Homeland Penny-Pinching

President Bush never wanted a Homeland Security Department. He finally embraced the idea, before the mid-term elections, and used it as a powerful weapon to bash Democrats for their supposed lack of anti-terrorist resolve. Now that the massive new agency is a part of his government, he's starving it. It's like sending soldiers into battle unarmed and untrained.

The department has opened its doors in Washington, but it's an organization in name only. For this year, the president requested almost $38 billion for the department that one day will consolidate 22 agencies and more than 177,000 employees. He will probably ask for close to $40 billion for the next. Homeland Security Secretary Tom Ridge says the expected increase would be sufficient. But a good chunk of that $2-billion boost, which terrorism experts say is not nearly enough, would go to the Defense Department. A new Brookings Institution study, for instance, argues that this year alone an additional $10 billion is imperative.

The lack of cash will have repercussions nationwide. The department is supposed to help defray money spent by the states. But Bush's penny-pinching will foist more anti-terror costs on California and its impoverished brethren when they can least afford it.

Congress passed legislation last fall to improve security at ports, including Los Angeles and Long Beach. But Washington has disbursed only about $200 million of the almost $1 billion the Coast Guard says should be spent to improve security. Yet, a terrorist strike at the Los Angeles-Long Beach port complex could easily trigger a national economic catastrophe.

Ridge has admitted that governors and mayors haven't seen "one dime." In early December, the Justice Department halted new grants for "first responders" -- the firefighters and medical personnel who need protective gear and communications devices to counter any chemical or biological attacks. And the federal government is stiffing California and other states for the expensive coastal patrols it expects them to conduct.

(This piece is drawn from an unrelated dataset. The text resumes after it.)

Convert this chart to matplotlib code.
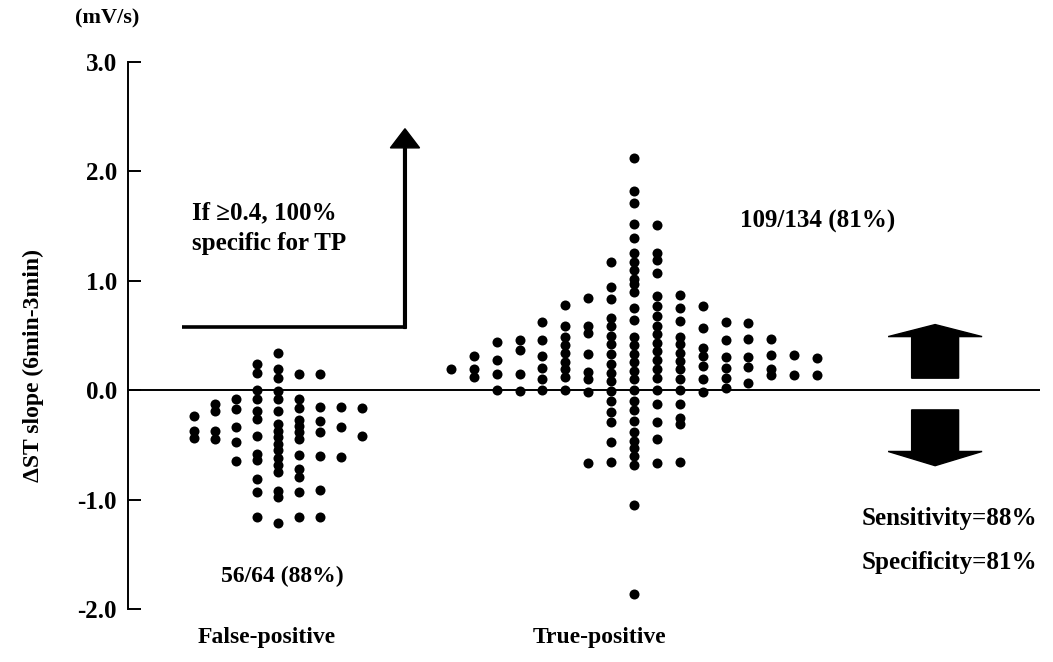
import matplotlib.pyplot as plt
import numpy as np

plt.rcParams['font.family'] = ['Liberation Serif', 'DejaVu Serif']
plt.rcParams['font.weight'] = 'bold'
plt.rcParams['axes.labelweight'] = 'bold'

# dot-plot columns (mV/s), read left to right
fp_columns = [
    [-0.24, -0.37, -0.44],
    [-0.13, -0.19, -0.37, -0.45],
    [-0.08, -0.17, -0.34, -0.47, -0.65],
    [0.24, 0.16, 0.0, -0.08, -0.19, -0.26, -0.42, -0.58, -0.64, -0.81, -0.93, -1.16],
    [0.34, 0.19, 0.11, -0.01, -0.08, -0.19, -0.31, -0.37, -0.43, -0.49, -0.55,
     -0.62, -0.68, -0.75, -0.92, -0.98, -1.21],
    [0.15, -0.08, -0.16, -0.27, -0.33, -0.38, -0.45, -0.59, -0.72, -0.79, -0.93, -1.16],
    [0.15, -0.15, -0.28, -0.38, -0.60, -0.91, -1.16],
    [-0.15, -0.34, -0.61],
    [-0.16, -0.42],
]

tp_columns = [
    [0.19],
    [0.31, 0.19, 0.12],
    [0.44, 0.28, 0.15, 0.0],
    [0.46, 0.37, 0.15, -0.01],
    [0.62, 0.46, 0.31, 0.20, 0.10, 0.0],
    [0.78, 0.59, 0.49, 0.41, 0.34, 0.26, 0.19, 0.12, 0.0],
    [0.84, 0.59, 0.52, 0.33, 0.17, 0.10, -0.02, -0.67],
    [1.17, 0.94, 0.83, 0.66, 0.59, 0.50, 0.42, 0.33, 0.24, 0.16, 0.08, -0.01,
     -0.10, -0.20, -0.29, -0.47, -0.66],
    [2.12, 1.82, 1.71, 1.52, 1.39, 1.25, 1.17, 1.10, 1.02, 0.97, 0.90, 0.75, 0.64,
     0.49, 0.41, 0.33, 0.26, 0.18, 0.10, 0.0, -0.10, -0.18, -0.28, -0.38, -0.46,
     -0.53, -0.60, -0.68, -1.05, -1.86],
    [1.51, 1.25, 1.19, 1.07, 0.86, 0.77, 0.68, 0.59, 0.51, 0.43, 0.36, 0.28, 0.19,
     0.11, 0.0, -0.13, -0.29, -0.45, -0.67],
    [0.87, 0.75, 0.63, 0.49, 0.42, 0.34, 0.27, 0.19, 0.10, 0.0, -0.13, -0.25, -0.31, -0.66],
    [0.77, 0.57, 0.39, 0.31, 0.22, 0.10, -0.02],
    [0.62, 0.46, 0.30, 0.20, 0.11, 0.02],
    [0.61, 0.47, 0.30, 0.21, 0.07],
    [0.47, 0.32, 0.19, 0.14],
    [0.32, 0.14],
    [0.29, 0.14],
]

group_labels = ['False-positive', 'True-positive']
ytick_vals = [-2.0, -1.0, 0.0, 1.0, 2.0, 3.0]
ytick_labels = ['-2.0', '-1.0', '0.0', '1.0', '2.0', '3.0']

fig = plt.figure(figsize=(10.53, 6.62), dpi=100)
ax = fig.add_axes([128 / 1053, 53 / 662, 912 / 1053, 547 / 662])
ax.set_xlim(0, 10)
ax.set_ylim(-2.0, 3.0)


def draw_columns(columns, center, step):
    mid = (len(columns) - 1) / 2.0
    for i, col in enumerate(columns):
        x = center + (i - mid) * step
        ax.scatter(np.full(len(col), x), col, s=52, c='black', linewidths=0, zorder=3)


draw_columns(fp_columns, 1.645, 0.23)
draw_columns(tp_columns, 5.548, 0.251)

ax.axhline(0, color='black', lw=1.4, zorder=2)

for side in ['top', 'right', 'bottom']:
    ax.spines[side].set_visible(False)
ax.spines['left'].set_linewidth(1.4)

ax.set_yticks(ytick_vals)
ax.set_yticklabels(ytick_labels, fontsize=18)
ax.tick_params(axis='y', direction='in', length=9, width=1.4, pad=8)
ax.set_xticks([1.524, 5.175])
ax.set_xticklabels(group_labels, fontsize=17)
ax.tick_params(axis='x', length=0, pad=13)

ax.set_ylabel('\u0394ST slope (6min-3min)', fontsize=17)
ax.yaxis.set_label_coords(-0.092, 0.446)
fig.text(107 / 1053, 1 - 18 / 662, '(mV/s)', ha='center', va='center', fontsize=16)

# threshold bracket arrow
ax.plot([0.592, 3.037], [0.58, 0.58], color='black', lw=2.6, solid_capstyle='butt')
ax.arrow(3.037, 0.565, 0, 2.39 - 0.565, width=0.03, head_width=0.32, head_length=0.175,
         length_includes_head=True, color='black')
ax.text(0.70, 1.62, 'If \u22650.4, 100%', fontsize=18, va='center')
ax.text(0.70, 1.34, 'specific for TP', fontsize=18, va='center')

# big up / down arrows
ax.arrow(8.85, 0.11, 0, 0.49, width=0.515, head_width=1.03, head_length=0.11,
         length_includes_head=True, color='black')
ax.arrow(8.85, -0.18, 0, -0.51, width=0.515, head_width=1.03, head_length=0.13,
         length_includes_head=True, color='black')

ax.text(6.71, 1.54, '109/134 (81%)', fontsize=18, va='center')
ax.text(1.69, -1.70, '56/64 (88%)', fontsize=17, va='center', ha='center')
fig.text(862 / 1053, 1 - 519 / 662, 'Sensitivity=88%', fontsize=18, va='center')
fig.text(862 / 1053, 1 - 563 / 662, 'Specificity=81%', fontsize=18, va='center')

fig.savefig('out.png', dpi=100)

As though this isn't troubling enough, Bush gave the department another poke in the eye with his State of the Union announcement that he would establish a new anti-terrorism center based at the CIA, to coordinate domestic and foreign intelligence from different agencies.

America's security apparatus looks like the Winchester Mystery House, the rambling San Jose mansion whose eccentric owner kept adding rooms and staircases that went nowhere. Bush needs to accept that he's stuck with the Homeland Security Department, give it the money it needs to thrive and start tearing down the tangle of redundant and ineffective bureaucracies that hobble U.S. security efforts.